● Instructions for the task: Look over the lines below. Report each one that includes the string "this".

● Entries supplied:

══════════════════════════════

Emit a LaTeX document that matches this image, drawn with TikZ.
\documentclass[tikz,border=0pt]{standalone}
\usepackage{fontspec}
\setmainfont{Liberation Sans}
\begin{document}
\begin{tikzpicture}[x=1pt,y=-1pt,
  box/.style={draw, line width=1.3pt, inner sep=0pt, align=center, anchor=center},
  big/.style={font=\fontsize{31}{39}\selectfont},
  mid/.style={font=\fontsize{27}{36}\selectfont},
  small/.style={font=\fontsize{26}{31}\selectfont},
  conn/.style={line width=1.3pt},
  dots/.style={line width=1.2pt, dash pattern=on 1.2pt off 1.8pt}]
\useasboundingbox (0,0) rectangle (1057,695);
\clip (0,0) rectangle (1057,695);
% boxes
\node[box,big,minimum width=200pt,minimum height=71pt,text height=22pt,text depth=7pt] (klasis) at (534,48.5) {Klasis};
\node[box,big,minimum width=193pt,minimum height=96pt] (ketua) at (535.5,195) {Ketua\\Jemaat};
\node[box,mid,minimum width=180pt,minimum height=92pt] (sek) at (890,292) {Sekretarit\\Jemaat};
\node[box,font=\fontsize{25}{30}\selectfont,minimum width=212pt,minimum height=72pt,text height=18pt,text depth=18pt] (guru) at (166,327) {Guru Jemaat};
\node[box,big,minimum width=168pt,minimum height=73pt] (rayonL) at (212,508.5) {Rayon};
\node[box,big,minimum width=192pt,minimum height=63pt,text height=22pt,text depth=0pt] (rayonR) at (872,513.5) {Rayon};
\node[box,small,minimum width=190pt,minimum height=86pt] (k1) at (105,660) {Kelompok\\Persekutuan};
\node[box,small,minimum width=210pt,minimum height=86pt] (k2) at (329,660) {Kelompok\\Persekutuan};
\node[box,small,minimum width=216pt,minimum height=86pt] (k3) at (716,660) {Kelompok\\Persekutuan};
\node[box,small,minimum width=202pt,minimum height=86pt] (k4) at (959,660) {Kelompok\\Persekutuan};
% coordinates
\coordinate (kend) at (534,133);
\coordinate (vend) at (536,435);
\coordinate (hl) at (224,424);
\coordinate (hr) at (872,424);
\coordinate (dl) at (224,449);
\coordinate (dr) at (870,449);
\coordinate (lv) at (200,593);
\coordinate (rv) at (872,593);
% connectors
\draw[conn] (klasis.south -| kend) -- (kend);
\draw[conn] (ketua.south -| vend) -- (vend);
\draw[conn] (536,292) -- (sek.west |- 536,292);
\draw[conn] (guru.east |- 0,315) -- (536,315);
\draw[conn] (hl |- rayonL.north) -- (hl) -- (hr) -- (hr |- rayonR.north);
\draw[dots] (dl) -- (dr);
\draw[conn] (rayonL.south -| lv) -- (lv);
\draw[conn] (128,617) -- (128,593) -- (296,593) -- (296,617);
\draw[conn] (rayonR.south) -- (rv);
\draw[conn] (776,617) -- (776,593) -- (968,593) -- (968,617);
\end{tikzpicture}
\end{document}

══════════════════════════════

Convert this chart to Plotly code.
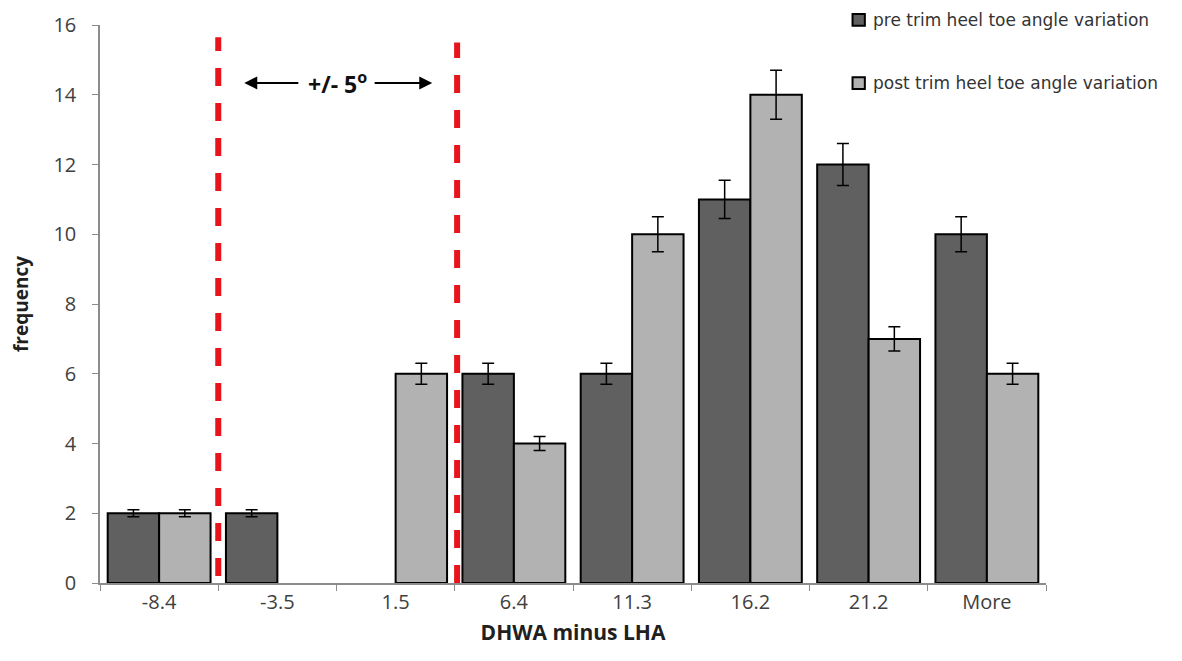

══════════════════════════════

● Solution to the problem:
Emit a LaTeX document that matches this image, drawn with TikZ.
Convert this chart to Plotly code.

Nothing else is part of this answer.